Protect your loved ones
Life insurance is often sold as a way to help your dependents stay financially stable after your death. However, even if you don’t have a partner, spouse or children, you could still leave behind loved ones who will have to manage your final expenses. These costs aren’t negligible — according to The National Funeral Directors Association, the average American funeral clocks in at $8,755. And while cremation is generally considered a cost-effective alternative to burial, it often costs families about $6,260. Even a modest life insurance policy should cover these costs. Furthermore, if your loved ones have co-signed on a loan with you, such as an auto loan or a private student loan, your life insurance payout will help them manage your debt.
Choosing a policy
If you’ve decided to invest in life insurance, it’s important to understand the different types of policies available to you. First, see if your employer offers life insurance as one of your benefits. You should also understand the difference between permanent life and term life policies. Term life provides coverage for a predetermined amount of time, typically ranging from as little as five years to as long as 30 years. Permanent life, however, does not expire after a set period. Rather, if you pay your annual premium, you’ll be covered. Unlike term life insurance, permanent coverage allows you to accumulate value, which you can borrow against later. Therefore, it’s a good idea to get started early so your money has more time to grow. However, permanent life coverage typically costs more than term life, so evaluate your budget to make the best decision for your lifestyle.
Your health matters
Whether you choose a term or permanent life policy, your premium won’t fluctuate over time, according to Rebecca Lake, a contributor to The Balance. Therefore, when you buy life insurance when you’re young and healthy, you’ll enjoy low payments for years to come. This is because life insurance companies calculate the cost of your policy based on your risk of death. For instance, it’s more likely that an unhealthy, older policyholder will pass away before the term date. Therefore, you can make yourself appear less risky (and enjoy lower insurance payments) by signing up for insurance when you’re young. Furthermore, many chronic conditions, such as high cholesterol and high blood pressure, typically show up in your thirties and forties. If you lock in a good rate before you develop a chronic condition, you’ll save money in the long run. Plus, if you have a healthy lifestyle, you may qualify for a discount with certain insurance companies.
The longer you wait, the more you’ll pay
As mentioned earlier, your life insurance premiums will remain steady throughout the life of the policy. According to Kevin Mercadante, a personal finance contributor to MoneyUnder30.com, you can receive more coverage — and pay less for it — if you buy life insurance when you’re young.
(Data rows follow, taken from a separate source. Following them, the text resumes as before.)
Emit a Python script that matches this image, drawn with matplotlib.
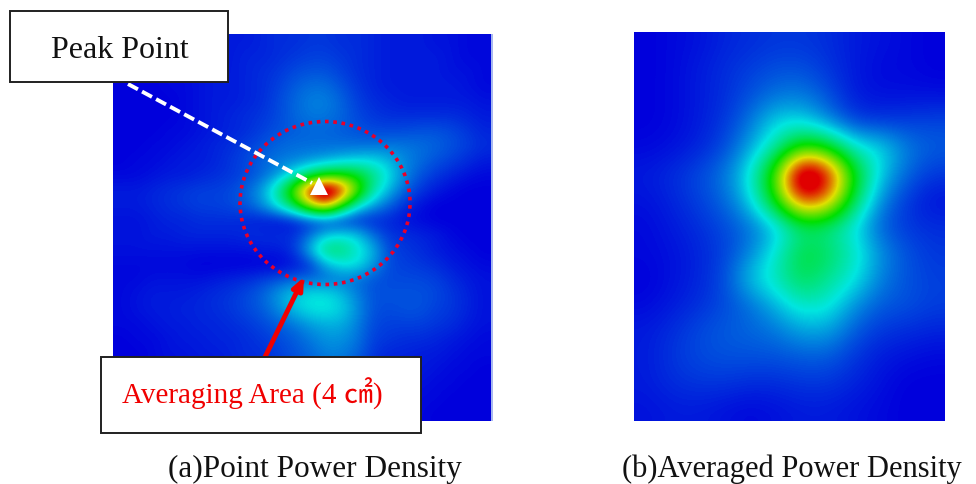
import numpy as np
import matplotlib
matplotlib.use("Agg")
import matplotlib.pyplot as plt
from matplotlib.colors import LinearSegmentedColormap
from matplotlib.patches import Rectangle, Ellipse

plt.rcParams['font.family'] = ['Liberation Serif', 'Noto Sans CJK JP', 'DejaVu Sans']

# power density, 0 = blue, 1 = red
point_density = [
    [.00, .00, .00, .01, .01, .02, .02, .03, .03, .04, .05, .05, .06, .06, .05, .05, .04, .03, .03, .03, .02, .02, .01, .01],
    [.00, .00, .00, .01, .01, .02, .02, .03, .04, .04, .05, .06, .07, .07, .06, .05, .04, .03, .03, .03, .03, .02, .01, .01],
    [.00, .00, .00, .01, .01, .02, .03, .03, .04, .05, .06, .08, .09, .09, .07, .05, .04, .03, .03, .03, .03, .02, .02, .01],
    [.00, .00, .00, .01, .01, .02, .03, .03, .04, .05, .07, .10, .12, .12, .09, .06, .04, .03, .03, .03, .03, .03, .02, .01],
    [.00, .00, .00, .00, .01, .02, .03, .03, .04, .05, .08, .11, .14, .14, .11, .07, .05, .04, .03, .03, .03, .03, .03, .02],
    [.00, .00, .00, .00, .01, .02, .03, .04, .05, .06, .08, .11, .13, .13, .11, .08, .06, .05, .05, .05, .05, .05, .04, .03],
    [.00, .00, .00, .01, .01, .02, .03, .04, .05, .07, .09, .10, .11, .11, .10, .09, .08, .08, .08, .09, .09, .08, .06, .04],
    [.00, .00, .01, .01, .02, .03, .04, .05, .07, .09, .11, .12, .12, .12, .12, .12, .12, .13, .13, .12, .11, .09, .07, .05],
    [.00, .01, .01, .02, .03, .03, .04, .06, .08, .11, .13, .14, .16, .18, .21, .23, .24, .20, .15, .12, .09, .07, .05, .03],
    [.01, .01, .02, .03, .03, .04, .05, .06, .08, .11, .17, .27, .40, .50, .52, .48, .36, .25, .15, .09, .06, .04, .02, .01],
    [.03, .03, .04, .05, .06, .07, .07, .08, .11, .18, .34, .62, 1.00, 1.25, 1.00, .62, .32, .20, .11, .06, .03, .01, .00, .00],
    [.03, .03, .04, .05, .06, .07, .07, .08, .10, .16, .27, .44, .70, .85, .55, .28, .18, .11, .05, .02, .00, .00, .00, .00],
    [.02, .02, .03, .04, .04, .05, .05, .05, .04, .03, .02, .03, .06, .07, .05, .04, .04, .04, .02, .01, .00, .00, .00, .00],
    [.02, .02, .03, .03, .04, .04, .04, .04, .05, .05, .05, .05, .12, .21, .24, .22, .12, .06, .05, .04, .03, .01, .00, .00],
    [.02, .02, .02, .02, .02, .02, .02, .02, .02, .03, .03, .06, .20, .38, .38, .28, .20, .08, .06, .05, .03, .02, .01, .00],
    [.01, .01, .01, .01, .01, .00, .00, .00, .00, .00, .00, .02, .05, .18, .25, .25, .17, .08, .07, .06, .05, .03, .02, .01],
    [.01, .01, .02, .02, .02, .02, .03, .04, .05, .07, .09, .11, .12, .12, .13, .12, .09, .08, .08, .08, .07, .05, .03, .02],
    [.01, .02, .03, .03, .03, .04, .05, .06, .08, .11, .17, .23, .25, .25, .21, .14, .09, .09, .09, .09, .08, .06, .04, .02],
    [.01, .02, .03, .03, .04, .04, .05, .06, .08, .10, .15, .21, .25, .26, .23, .16, .09, .08, .09, .09, .07, .06, .04, .02],
    [.01, .01, .02, .03, .03, .04, .04, .05, .06, .08, .10, .13, .17, .19, .19, .14, .08, .07, .07, .07, .06, .05, .03, .02],
    [.00, .01, .01, .02, .03, .03, .04, .04, .05, .06, .08, .10, .13, .16, .16, .13, .07, .06, .05, .05, .04, .03, .02, .01],
    [.00, .00, .01, .02, .02, .03, .03, .04, .05, .05, .07, .09, .11, .14, .14, .11, .06, .04, .04, .03, .03, .02, .01, .01],
    [.00, .00, .01, .01, .02, .02, .03, .03, .04, .05, .06, .08, .10, .12, .12, .09, .05, .03, .03, .03, .02, .01, .01, .00],
    [.00, .00, .00, .01, .01, .02, .02, .03, .03, .04, .05, .06, .08, .09, .09, .07, .04, .03, .02, .02, .01, .01, .00, .00],
    [.00, .00, .00, .00, .01, .01, .02, .02, .03, .03, .04, .05, .06, .06, .06, .05, .03, .02, .02, .01, .01, .00, .00, .00],
    [.00, .00, .00, .00, .00, .01, .01, .02, .02, .02, .03, .03, .04, .04, .04, .03, .02, .02, .01, .01, .00, .00, .00, .00],
]

# power density
averaged_density = [
    [.00, .01, .02, .04, .05, .06, .06, .05, .03, .02, .01, .00],
    [.00, .01, .03, .05, .07, .09, .09, .06, .03, .01, .01, .00],
    [.00, .01, .03, .05, .09, .13, .14, .09, .03, .02, .02, .02],
    [.00, .01, .03, .06, .13, .24, .24, .15, .07, .06, .07, .08],
    [.01, .02, .04, .08, .18, .32, .56, .50, .28, .25, .14, .10],
    [.03, .05, .08, .13, .26, .60, 1.30, 1.05, .50, .22, .11, .06],
    [.02, .04, .07, .11, .22, .52, .98, .85, .40, .15, .06, .02],
    [.01, .03, .05, .08, .12, .20, .36, .34, .24, .10, .06, .05],
    [.01, .02, .04, .07, .14, .27, .44, .40, .29, .16, .09, .06],
    [.00, .02, .04, .08, .22, .30, .42, .34, .26, .14, .09, .07],
    [.01, .03, .05, .08, .12, .20, .29, .27, .16, .10, .09, .07],
    [.03, .05, .08, .10, .11, .13, .18, .18, .10, .06, .05, .04],
    [.03, .06, .08, .09, .09, .09, .10, .10, .06, .03, .02, .01],
    [.03, .05, .06, .06, .05, .05, .06, .06, .04, .02, .00, .00],
    [.02, .03, .03, .02, .01, .02, .03, .03, .02, .01, .00, .00],
]

peak_label = "Peak Point"
area_label = "Averaging Area (4 ㎠)"
caption_a = "(a)Point Power Density"
caption_b = "(b)Averaged Power Density"

cmap = LinearSegmentedColormap.from_list(
    "power", ["#0000dc", "#00e6e0", "#00e000", "#e0e000", "#e00000"])

# one axes over the whole figure, coordinates are pixels of the picture
fig = plt.figure(figsize=(9.76, 4.85), dpi=100)
ax = fig.add_axes([0, 0, 1, 1])

ax.imshow(point_density, cmap=cmap, vmin=0, vmax=1, interpolation="bicubic",
          extent=(113, 491, 422, 35), aspect="auto")
ax.add_patch(Rectangle((491, 35), 2, 387, color="#a8b8f0", lw=0))
ax.imshow(averaged_density, cmap=cmap, vmin=0, vmax=1, interpolation="bicubic",
          extent=(634, 945, 422, 33), aspect="auto")

ax.set_xlim(0, 976)
ax.set_ylim(485, 0)
ax.axis("off")

# dotted circle
ax.add_patch(Ellipse((325, 204), 170, 163, fill=False, ec="#e8002a", lw=2.6,
                     ls=(0, (1, 1.3))))

# white dashed line with a triangle on the peak
ax.plot([128, 312], [85, 184], color="white", lw=2.8, ls=(0, (2.9, 1.2)))
ax.plot([318.5], [187], marker="^", ms=13, color="white", mew=0)

# red arrow to the circle
ax.annotate("", xy=(304, 278), xytext=(265, 358),
            arrowprops=dict(arrowstyle="-|>,head_width=0.3,head_length=0.7",
                            color="#f00000", lw=3.5, shrinkA=0, shrinkB=0))

# label boxes
ax.add_patch(Rectangle((10, 12), 218, 71, fc="white", ec="#202020", lw=1.4, zorder=5))
ax.add_patch(Rectangle((101, 358), 320, 76, fc="white", ec="#202020", lw=1.4, zorder=5))
ax.text(120, 50, peak_label, fontsize=23, color="#111111", ha="center", va="center", zorder=6)
ax.text(122, 394, area_label, fontsize=21, color="#f00000", ha="left", va="center", zorder=6)

ax.text(168, 477, caption_a, fontsize=22.5, color="#111111", ha="left", va="baseline")
ax.text(622, 477, caption_b, fontsize=22, color="#111111", ha="left", va="baseline")

fig.savefig("out.png", dpi=100)
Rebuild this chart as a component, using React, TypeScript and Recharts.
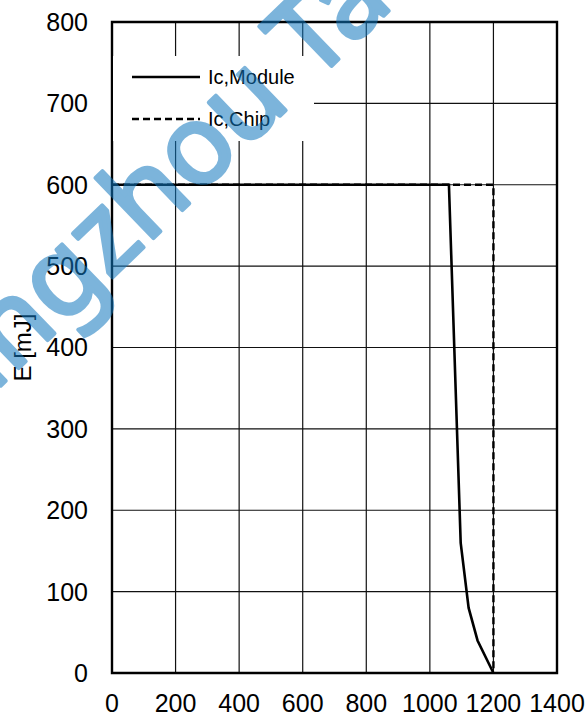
import React from "react";
import {
  CartesianGrid,
  Legend,
  Line,
  LineChart,
  ReferenceArea,
  XAxis,
  YAxis,
} from "recharts";

// tick labels
const icTicks = [0, 200, 400, 600, 800, 1000, 1200, 1400];
const eTicks = [0, 100, 200, 300, 400, 500, 600, 700, 800];

// Ic,Module — solid
const moduleIc = [0, 1060, 1097, 1122, 1150, 1200];
const moduleE = [600, 600, 160, 80, 40, 0];

// Ic,Chip — dashed
const chipIc = [0, 1200, 1200];
const chipE = [600, 600, 0];

const seriesOrder = ["Ic,Module", "Ic,Chip"];

const moduleData = moduleIc.map((ic, i) => ({ ic, e: moduleE[i] }));
const chipData = chipIc.map((ic, i) => ({ ic, e: chipE[i] }));

const FONT = "'Liberation Sans', Arial, sans-serif";
const DASH = "7 4";

function LegendBox({ payload }: { payload?: any[] }) {
  const items = [...(payload ?? [])].sort(
    (a, b) => seriesOrder.indexOf(a.value) - seriesOrder.indexOf(b.value)
  );
  return (
    <svg width={201} height={85} style={{ display: "block", background: "#fff" }}>
      {items.map((it, i) => {
        const y = 21 + i * 42;
        return (
          <g key={it.value}>
            <line
              x1={19}
              x2={87}
              y1={y}
              y2={y}
              stroke="#000"
              strokeWidth={2.5}
              strokeDasharray={it.value === "Ic,Chip" ? DASH : undefined}
            />
            <text
              x={95}
              y={y}
              dominantBaseline="central"
              fontSize={20}
              fontFamily={FONT}
              fill="#000"
            >
              {it.value}
            </text>
          </g>
        );
      })}
    </svg>
  );
}

function YLabel(props: any) {
  const vb = props.viewBox || { x: 0, y: 22, width: 112, height: 651 };
  const cx = vb.x + 22;
  const cy = vb.y + vb.height / 2;
  return (
    <text
      x={cx}
      y={cy}
      transform={`rotate(-90 ${cx} ${cy})`}
      textAnchor="middle"
      dominantBaseline="central"
      fontSize={24}
      fontFamily={FONT}
      fill="#000"
    >
      E [mJ]
    </text>
  );
}

export default function App() {
  return (
    <div
      style={{
        position: "absolute",
        left: 0,
        top: 0,
        width: 588,
        height: 715,
        background: "#fff",
        fontFamily: FONT,
        overflow: "hidden",
      }}
    >
      <LineChart
        width={588}
        height={715}
        margin={{ top: 22, right: 31, bottom: 0, left: 0 }}
      >
        <CartesianGrid stroke="#111" strokeWidth={1.2} />
        <XAxis
          type="number"
          dataKey="ic"
          domain={[0, 1400]}
          ticks={icTicks}
          interval={0}
          height={42}
          tickLine={false}
          tickSize={0}
          tickMargin={21}
          axisLine={false}
          tick={{ fontSize: 25, fill: "#000", fontFamily: FONT }}
        />
        <YAxis
          type="number"
          dataKey="e"
          domain={[0, 800]}
          ticks={eTicks}
          interval={0}
          width={112}
          tickLine={false}
          tickSize={0}
          tickMargin={24}
          axisLine={false}
          tick={{ fontSize: 25, fill: "#000", fontFamily: FONT }}
          label={<YLabel />}
        />
        <ReferenceArea
          x1={0}
          x2={1400}
          y1={0}
          y2={800}
          fill="none"
          stroke="#000"
          strokeWidth={2.4}
          ifOverflow="visible"
        />
        <Line
          data={moduleData}
          dataKey="e"
          name="Ic,Module"
          type="linear"
          stroke="#000"
          strokeWidth={2.6}
          dot={false}
          activeDot={false}
          isAnimationActive={false}
        />
        <Line
          data={chipData}
          dataKey="e"
          name="Ic,Chip"
          type="linear"
          stroke="#000"
          strokeWidth={2.4}
          strokeDasharray={DASH}
          dot={false}
          activeDot={false}
          isAnimationActive={false}
        />
        <Legend
          layout="vertical"
          align="center"
          verticalAlign="middle"
          content={(p: any) => <LegendBox payload={p.payload} />}
          wrapperStyle={{ left: 113, top: 56, width: 201, height: 85 }}
        />
      </LineChart>
      <svg
        width={588}
        height={715}
        style={{ position: "absolute", left: 0, top: 0, pointerEvents: "none" }}
      >
        <g opacity={0.55}>
          <text
            x={-91}
            y={474}
            transform="rotate(-44 -91 474)"
            fontSize={110}
            fontFamily="'Noto Sans', sans-serif"
            fill="rgb(18,120,191)"
            stroke="rgb(18,120,191)"
            strokeWidth={4}
            strokeLinejoin="round"
          >
            Hangzhou Ta
          </text>
        </g>
      </svg>
    </div>
  );
}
For example, a healthy, unmarried 25-year-old with no children may pay about $74 per month for a 30-year term life insurance policy. However, a 35-year-old, married policyholder with children will pay about 50 percent more — and only receive 20 years of coverage. Purchasing life insurance young allows you to save money in the long run, while also protecting your loved ones’ financial interests. If you’d like more guidance when picking a life insurance policy, consult with your family or a financial planner.